From what I can tell this thread is about powering multiple Pi computers from a single high capacity power supply. Unfortunately, typical multiport USB chargers don't work.As you noted, using PD is not tricky. Connect the PD source to the PD sink and you are done....Yes, no and no.Plug in some USB disks and the Pi 5 needs more than 5v * 3 amp. That means PD. PD is tricky.
- If you are using HDDs or SSDs via USB or via PCIe, a PSU with 5A or greater capacity is strongly recommended.
- It doesn't need to be PD. PD is one way for the Pi and PSU to negotiate 5A. A USB compliant PSU without PD should not supply more than 3A, but a non-USB supply (even if DIY connected to a USB plug) has no such limit. We can configure the Pi to assume that the supply is 5A capable, regardless of whether this is actually the case. Then we have assumed responsibility for keeping the total load below the PSU capacity.
- PD is not tricky. As long as the PSU has a 5V 5A mode, PD should just work and no additional configuration is necessary.

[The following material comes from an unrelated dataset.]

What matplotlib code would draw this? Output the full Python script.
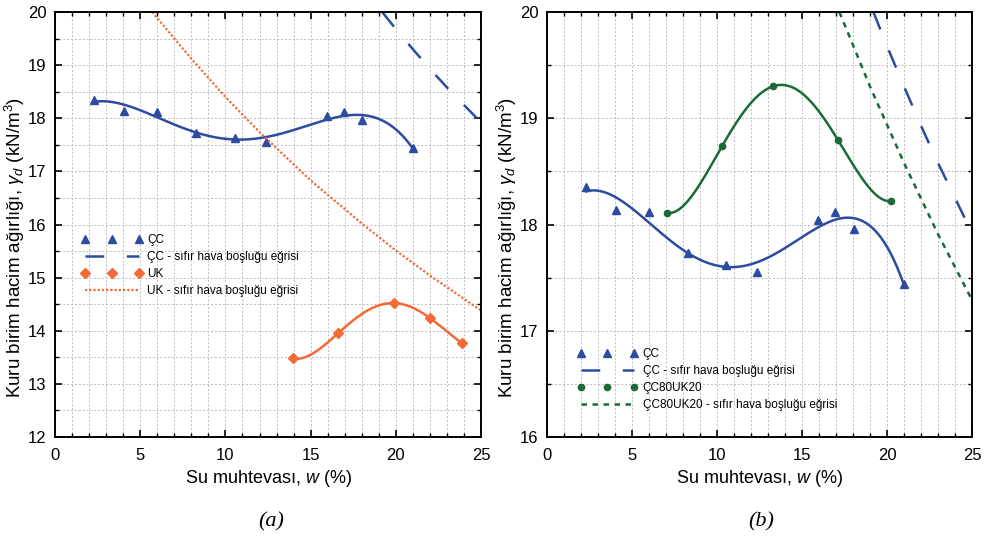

The key issue is that 5V/5A mode is not a required PD mode, it is an optional mode and many/most PD sources do not implement it. Many folks just assume that all PD sources are the same, and that any PD source will "work" (supply the full 5A) with a Pi 5. The reality is that many/most PD sources will only supply 5V/3A, since that is the highest power required 5V mode.
Now, imagine you have 20A of 5V available and want to feed it into multiple Pi computers. At this point USB PD requires suitable USB C wiring along with the circuitry to negotiate with each Pi that it has 5A of 5V available.
While recommendations how to do this are quite welcome, it's possible to override the Pi's need for PD negotiation with boot and firmware flags. Then the trickiness of building your own USB PD power supply can be avoided. This seems the practical way to power multiple Pi computers to me.